[START RECORD EXTRACTS]

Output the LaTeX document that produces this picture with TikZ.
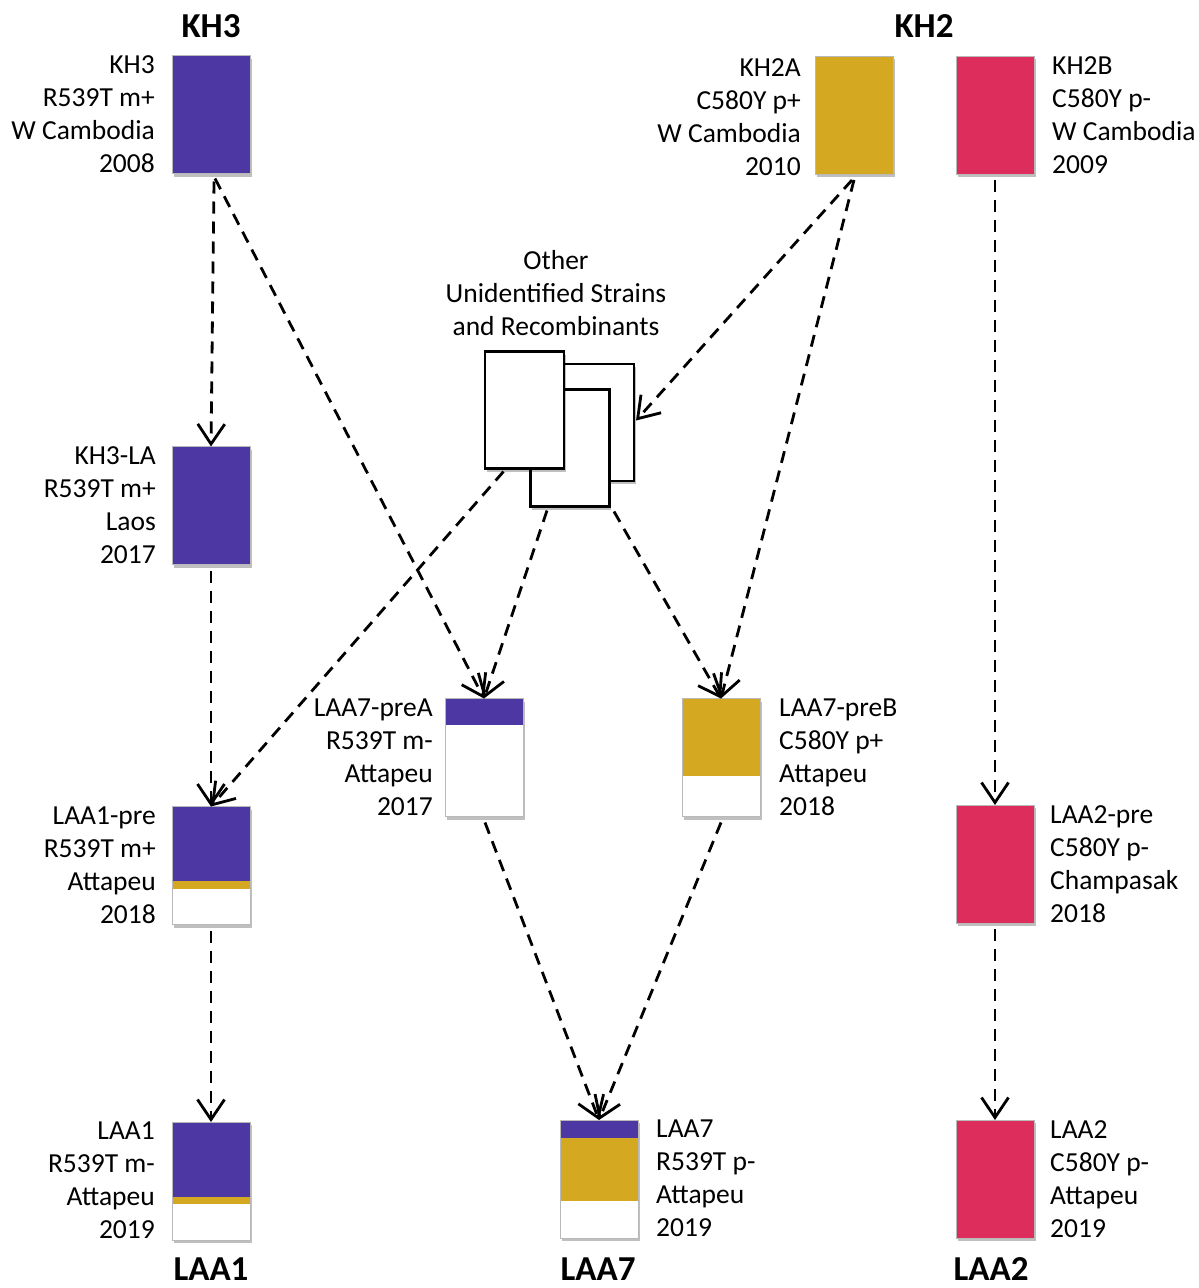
\documentclass[tikz,border=0pt]{standalone}
\usepackage{fontspec}
\setmainfont{Carlito}
\usetikzlibrary{arrows.meta,calc,shadows}
\definecolor{purp}{HTML}{4D37A2}
\definecolor{gold}{HTML}{D4A820}
\definecolor{pinkr}{HTML}{DC2D5C}
\tikzset{
 strain/.style={rectangle, minimum width=78pt, minimum height=118pt, inner sep=0pt, outer sep=0pt, draw=gray!55, line width=0.6pt, fill=white,
   drop shadow={shadow xshift=1.5pt, shadow yshift=-3pt, fill=black, opacity=0.25}},
 paper/.style={rectangle, minimum width=79pt, minimum height=117pt, inner sep=0pt, outer sep=0pt, draw=black, line width=2.2pt, fill=white,
   drop shadow={shadow xshift=1.5pt, shadow yshift=-3pt, fill=black, opacity=0.25}},
 lbl/.style={font=\fontsize{27.5}{33}\selectfont, inner sep=0pt},
 lblL/.style={lbl, align=right, anchor=north east},
 lblR/.style={lbl, align=left, anchor=north west},
 ttl/.style={font=\fontsize{35}{40}\selectfont\bfseries, inner sep=0pt},
 flow/.style={line width=2.8pt, dash pattern=on 12pt off 8pt, -{Straight Barb[length=20pt,width=27pt,line width=2.8pt]}},
 edge/.style={draw=gray!55, line width=0.6pt},
}
\begin{document}
\begin{tikzpicture}[x=1pt,y=-1pt]
\useasboundingbox (0,0) rectangle (1199,1288);

% titles
\node[ttl] (tKH3) at (211,26) {KH3};
\node[ttl] (tKH2) at (924,26) {KH2};
\node[ttl] (tLAA1) at (211,1269) {LAA1};
\node[ttl] (tLAA7) at (598,1269) {LAA7};
\node[ttl] (tLAA2) at (991,1269) {LAA2};

% strain boxes
\node[strain, fill=purp] (kh3) at (211,114.5) {};
\node[strain, fill=gold] (kh2a) at (854,115) {};
\node[strain, fill=pinkr] (kh2b) at (995,115) {};
\node[strain, fill=purp] (kh3la) at (211,505.5) {};
\node[strain] (preA) at (484,757.5) {};
\node[strain] (preB) at (721,757.5) {};
\node[strain] (laa1pre) at (211,865.5) {};
\node[strain, fill=pinkr] (laa2pre) at (995,864) {};
\node[strain] (laa1) at (211,1181) {};
\node[strain] (laa7) at (599,1179) {};
\node[strain, fill=pinkr] (laa2) at (995,1179) {};

% stripes
\fill[purp] (preA.north west) rectangle ($(preA.north east)!0.227!(preA.south east)$);
\fill[gold] (preB.north west) rectangle ($(preB.north east)!0.655!(preB.south east)$);
\fill[purp] (laa1pre.north west) rectangle ($(laa1pre.north east)!0.632!(laa1pre.south east)$);
\fill[gold] ($(laa1pre.north west)!0.632!(laa1pre.south west)$) rectangle ($(laa1pre.north east)!0.70!(laa1pre.south east)$);
\fill[purp] (laa1.north west) rectangle ($(laa1.north east)!0.636!(laa1.south east)$);
\fill[gold] ($(laa1.north west)!0.636!(laa1.south west)$) rectangle ($(laa1.north east)!0.695!(laa1.south east)$);
\fill[purp] (laa7.north west) rectangle ($(laa7.north east)!0.154!(laa7.south east)$);
\fill[gold] ($(laa7.north west)!0.154!(laa7.south west)$) rectangle ($(laa7.north east)!0.684!(laa7.south east)$);
\foreach \n in {preA,preB,laa1pre,laa1,laa7}
  \draw[edge] (\n.north west) rectangle (\n.south east);

% labels
\node[lblL] (lkh3) at ($(kh3.north west)+(-17,0)$) {KH3\\R539T m+\\W Cambodia\\2008};
\node[lblL] (lkh2a) at ($(kh2a.north west)+(-14,2)$) {KH2A\\C580Y p+\\W Cambodia\\2010};
\node[lblR] (lkh2b) at ($(kh2b.north east)+(18,0)$) {KH2B\\C580Y p-\\W Cambodia\\2009};
\node[lblL] (lkh3la) at ($(kh3la.north west)+(-16,0)$) {KH3-LA\\R539T m+\\Laos\\2017};
\node[lblL] (lpreA) at ($(preA.north west)+(-12,0)$) {LAA7-preA\\R539T m-\\Attapeu\\2017};
\node[lblR] (lpreB) at ($(preB.north east)+(19,0)$) {LAA7-preB\\C580Y p+\\Attapeu\\2018};
\node[lblL] (llaa1pre) at ($(laa1pre.north west)+(-16,0)$) {LAA1-pre\\R539T m+\\Attapeu\\2018};
\node[lblR] (llaa2pre) at ($(laa2pre.north east)+(16,0)$) {LAA2-pre\\C580Y p-\\Champasak\\2018};
\node[lblL] (llaa1) at ($(laa1.north west)+(-17,0)$) {LAA1\\R539T m-\\Attapeu\\2019};
\node[lblR] (llaa7) at ($(laa7.north east)+(18,0)$) {LAA7\\R539T p-\\Attapeu\\2019};
\node[lblR] (llaa2) at ($(laa2.north east)+(16,0)$) {LAA2\\C580Y p-\\Attapeu\\2019};

% other strains
\node[lbl, align=center] (other) at (556,293) {Other\\Unidentified Strains\\and Recombinants};
\node[paper] (p3) at (594.5,422.5) {};
\node[paper] (p2) at (570,448) {};
\node[paper] (p1) at (524.5,410) {};

% connectors
\draw[flow] ($(kh3.south)+(3,8)$) -- (kh3la.north);
\draw[flow] ($(kh3.south)+(4,5)$) -- (preA.north);
\draw[flow] ($(kh3la.south)+(0,6)$) -- (laa1pre.north);
\draw[flow] ($(p1.south)+(-21,3)$) -- (laa1pre.north);
\draw[flow] ($(p2.south)+(-23,4)$) -- (preA.north);
\draw[flow] ($(p2.south)+(44,5)$) -- (preB.north);
\draw[flow] ($(kh2a.south)+(-2,6)$) -- ($(p3.east)+(2,-2)$);
\draw[flow] ($(kh2a.south)+(0,6)$) -- (preB.north);
\draw[flow] ($(kh2b.south)+(0,6)$) -- (laa2pre.north);
\draw[flow] ($(preA.south)+(1,6)$) -- (laa7.north);
\draw[flow] ($(preB.south)+(0,6)$) -- (laa7.north);
\draw[flow] ($(laa1pre.south)+(0,6)$) -- (laa1.north);
\draw[flow] ($(laa2pre.south)+(0,6)$) -- (laa2.north);
\end{tikzpicture}
\end{document}
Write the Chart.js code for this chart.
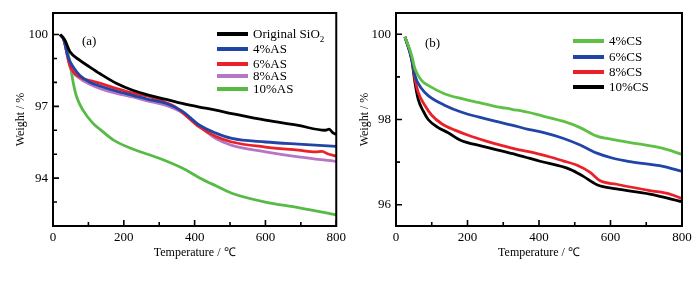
<!DOCTYPE html>
<html>
<head>
<meta charset="utf-8">
<script src="https://cdn.jsdelivr.net/npm/chart.js@4/dist/chart.umd.min.js"></script>
<style>
  body { margin: 0; background: #fff; }
  .row { display: flex; width: 700px; height: 281px; }
  .panel { position: relative; width: 350px; height: 281px; }
  .legend { position: absolute; font: 13px "Liberation Serif", serif; color: #000; }
  .legend div { position: absolute; white-space: nowrap; line-height: 14px; }
  .legend span.sw { position: absolute; left: 0; top: 5px; width: 31px; height: 4px; }
  .legend span.tx { position: absolute; left: 36px; top: 0; }
  .tag { position: absolute; font: 13px "Liberation Serif", serif; }
</style>
</head>
<body>
<div class="row">
  <div class="panel">
    <canvas id="chartA" width="350" height="281"></canvas>
    <div class="tag" style="left:82px; top:33px">(a)</div>
    <div class="legend" id="legendA" style="left:217px; top:0"></div>
  </div>
  <div class="panel">
    <canvas id="chartB" width="350" height="281"></canvas>
    <div class="tag" style="left:75px; top:35px">(b)</div>
    <div class="legend" id="legendB" style="left:223px; top:0"></div>
  </div>
</div>
<script>
// (a) AS samples
const sio2T = [20, 34, 48, 76, 104, 132, 180, 225, 272, 320, 365, 410, 460, 505, 600, 693, 769, 780, 790, 800];
const sio2W = [100, 99.75, 99.28, 98.92, 98.64, 98.37, 97.95, 97.67, 97.46, 97.29, 97.12, 96.98, 96.84, 96.7, 96.42, 96.2, 96.0, 96.05, 95.9, 95.83];

const as4T = [20, 30, 43, 57, 76, 104, 132, 180, 225, 272, 320, 365, 413, 460, 505, 600, 693, 800];
const as4W = [100, 99.8, 99.05, 98.64, 98.29, 98.01, 97.85, 97.63, 97.46, 97.28, 97.12, 96.8, 96.22, 95.88, 95.66, 95.51, 95.42, 95.33];

const as6T = [20, 30, 48, 76, 104, 132, 180, 225, 272, 320, 345, 365, 413, 460, 505, 600, 693, 741, 760, 775, 800];
const as6W = [100, 99.8, 98.7, 98.22, 98.08, 97.97, 97.74, 97.55, 97.42, 97.15, 96.98, 96.75, 96.14, 95.74, 95.51, 95.3, 95.17, 95.1, 95.12, 95.02, 94.92];

const as8T = [20, 30, 48, 76, 104, 132, 180, 225, 272, 320, 365, 407, 460, 505, 600, 693, 800];
const as8W = [100, 99.8, 98.64, 98.17, 97.92, 97.75, 97.54, 97.39, 97.21, 97.04, 96.74, 96.25, 95.65, 95.37, 95.1, 94.89, 94.7];

const as10T = [20, 30, 39, 48, 57, 67, 85, 113, 132, 170, 225, 300, 365, 413, 460, 505, 600, 693, 800];
const as10W = [100, 99.85, 99.47, 98.79, 98.0, 97.39, 96.83, 96.29, 96.05, 95.6, 95.22, 94.83, 94.42, 94.02, 93.68, 93.37, 93.0, 92.77, 92.46];

// (b) CS samples
const cs4T = [25, 44, 53, 72, 90, 137, 184, 230, 277, 324, 370, 411, 467, 515, 562, 607, 655, 747, 800];
const cs4W = [99.94, 99.5, 99.19, 98.91, 98.8, 98.6, 98.49, 98.4, 98.31, 98.24, 98.17, 98.08, 97.96, 97.81, 97.61, 97.53, 97.46, 97.32, 97.18];

const cs6T = [25, 44, 53, 72, 90, 137, 184, 230, 277, 324, 370, 411, 467, 515, 562, 607, 655, 747, 800];
const cs6W = [99.94, 99.42, 99.03, 98.72, 98.56, 98.33, 98.17, 98.06, 97.96, 97.87, 97.77, 97.7, 97.56, 97.4, 97.21, 97.09, 97.01, 96.9, 96.78];

const cs8T = [25, 44, 53, 62, 81, 100, 128, 165, 202, 250, 300, 338, 375, 431, 467, 505, 543, 571, 617, 710, 766, 800];
const cs8W = [99.94, 99.45, 98.95, 98.64, 98.33, 98.1, 97.9, 97.75, 97.63, 97.5, 97.38, 97.3, 97.24, 97.12, 97.03, 96.93, 96.76, 96.56, 96.48, 96.33, 96.25, 96.14];

const cs10T = [25, 44, 53, 62, 76, 90, 118, 146, 179, 243, 338, 403, 487, 523, 562, 617, 710, 800];
const cs10W = [99.94, 99.4, 98.87, 98.48, 98.2, 98.0, 97.81, 97.69, 97.52, 97.37, 97.17, 97.02, 96.83, 96.67, 96.47, 96.37, 96.25, 96.07];

const xTicks = [0, 200, 400, 600, 800];
const xMinor = [100, 300, 500, 700];
const yTicksA = [94, 97, 100];
const yMinorA = [93, 95, 96, 98, 99];
const yTicksB = [96, 98, 100];
const yMinorB = [97, 99];

const serif = "'Liberation Serif', 'Times New Roman', serif";

function pts(t, w) {
  return t.map((v, i) => ({ x: v, y: w[i] }));
}

function series(label, t, w, color) {
  return {
    label: label,
    data: pts(t, w),
    borderColor: color,
    backgroundColor: color,
    borderWidth: 2.8,
    pointRadius: 0,
    cubicInterpolationMode: "monotone",
  };
}

// frame + inward ticks
const framePlugin = {
  id: "frame",
  afterDraw(chart, args, opts) {
    const { ctx, chartArea: a } = chart;
    const x = chart.scales.x;
    const y = chart.scales.y;
    ctx.save();
    ctx.strokeStyle = "#000";
    ctx.lineWidth = 1.6;
    ctx.beginPath();
    xTicks.forEach((v) => { const p = x.getPixelForValue(v); ctx.moveTo(p, a.bottom); ctx.lineTo(p, a.bottom - 6); });
    xMinor.forEach((v) => { const p = x.getPixelForValue(v); ctx.moveTo(p, a.bottom); ctx.lineTo(p, a.bottom - 4); });
    opts.major.forEach((v) => { const p = y.getPixelForValue(v); ctx.moveTo(a.left, p); ctx.lineTo(a.left + 6, p); });
    opts.minor.forEach((v) => { const p = y.getPixelForValue(v); ctx.moveTo(a.left, p); ctx.lineTo(a.left + 4, p); });
    ctx.stroke();
    ctx.lineWidth = 2;
    ctx.strokeRect(a.left, a.top, a.right - a.left, a.bottom - a.top);
    ctx.restore();
  },
};

function makeChart(id, datasets, yMin, yMax, yTicks, yMinor, yWidth, padRight, yTitlePad) {
  return new Chart(document.getElementById(id), {
    type: "line",
    data: { datasets: datasets },
    options: {
      responsive: false,
      animation: false,
      layout: { padding: { top: 13, right: padRight, left: 0, bottom: 0 } },
      plugins: {
        legend: { display: false },
        tooltip: { enabled: false },
        frame: { major: yTicks, minor: yMinor },
      },
      scales: {
        x: {
          type: "linear",
          min: 0,
          max: 800,
          grid: { display: false, drawTicks: false },
          border: { display: false },
          afterBuildTicks: (s) => { s.ticks = xTicks.map((v) => ({ value: v })); },
          afterFit: (s) => { s.height = 55; },
          ticks: { color: "#000", padding: 4, maxRotation: 0, font: { family: serif, size: 13 } },
          title: {
            display: true,
            text: "Temperature / ℃",
            color: "#000",
            font: { family: serif, size: 12 },
            padding: { top: 0, bottom: 21 },
          },
        },
        y: {
          type: "linear",
          min: yMin,
          max: yMax,
          grid: { display: false, drawTicks: false },
          border: { display: false },
          afterBuildTicks: (s) => { s.ticks = yTicks.map((v) => ({ value: v })); },
          afterFit: (s) => { s.width = yWidth; },
          ticks: { color: "#000", padding: 5, font: { family: serif, size: 13 } },
          title: {
            display: true,
            text: "Weight / %",
            color: "#000",
            font: { family: serif, size: 12 },
            padding: { top: yTitlePad, bottom: 0 },
          },
        },
      },
    },
    plugins: [framePlugin],
  });
}

const chartA = makeChart("chartA", [
  series("Original SiO2", sio2T, sio2W, "#000000"),
  series("4%AS", as4T, as4W, "#2145a6"),
  series("6%AS", as6T, as6W, "#ea2128"),
  series("8%AS", as8T, as8W, "#b676c6"),
  series("10%AS", as10T, as10W, "#55bb45"),
], 92, 100.9, yTicksA, yMinorA, 53, 12, 14);

const chartB = makeChart("chartB", [
  series("4%CS", cs4T, cs4W, "#5fc046"),
  series("6%CS", cs6T, cs6W, "#2145a6"),
  series("8%CS", cs8T, cs8W, "#ea2128"),
  series("10%CS", cs10T, cs10W, "#000000"),
], 95.5, 100.5, yTicksB, yMinorB, 46, 18, 8);

// html legend from datasets
function buildLegend(chart, elId, rows) {
  const el = document.getElementById(elId);
  el.innerHTML = "";
  chart.data.datasets.forEach((ds, i) => {
    const label = ds.label.replace("SiO2", "SiO<sub style='font-size:9px'>2</sub>");
    el.innerHTML += `<div style="top:${rows[i] - 7}px"><span class="sw" style="background:${ds.borderColor}"></span><span class="tx">${label}</span></div>`;
  });
}

buildLegend(chartA, "legendA", [34, 49, 64, 76, 89]);
buildLegend(chartB, "legendB", [41, 57, 72, 87]);
</script>
</body>
</html>
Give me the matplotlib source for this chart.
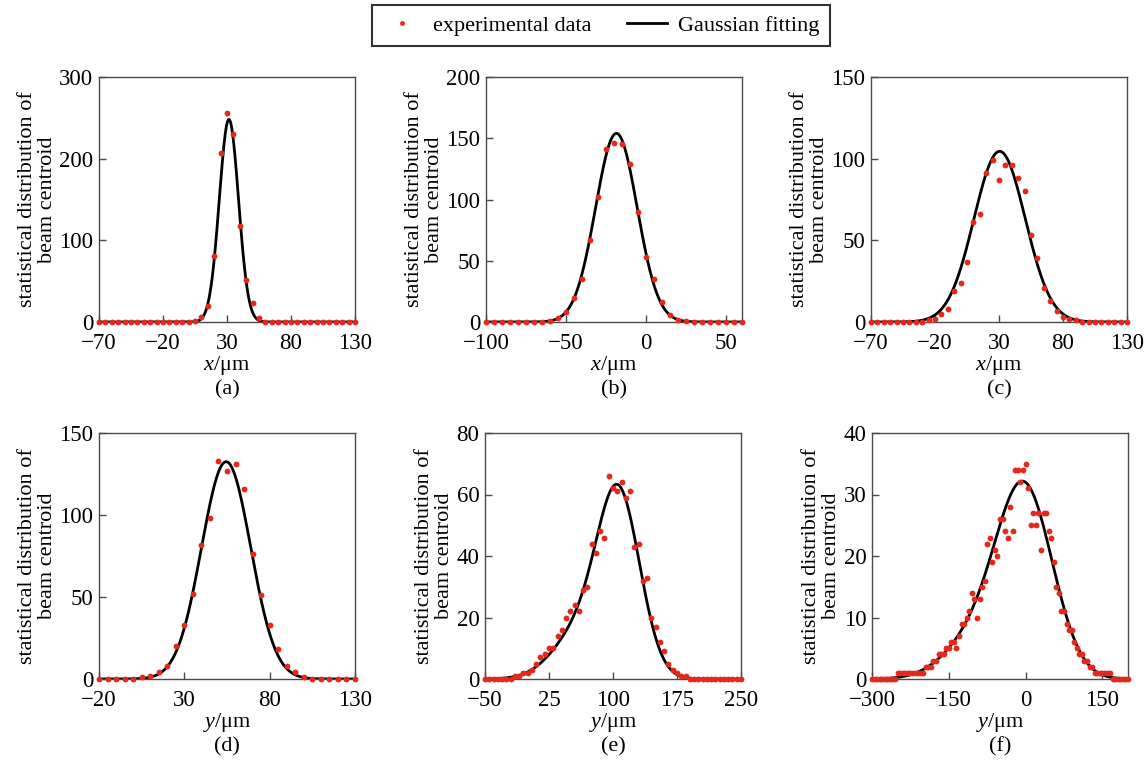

[END RECORD EXTRACTS]

### WHAT TO WORK ON
List each line in the listing that contains the string "this".

### RESPONSE
Output the LaTeX document that produces this picture with TikZ.
Write the Chart.js code for this chart.
Give me the matplotlib source for this chart.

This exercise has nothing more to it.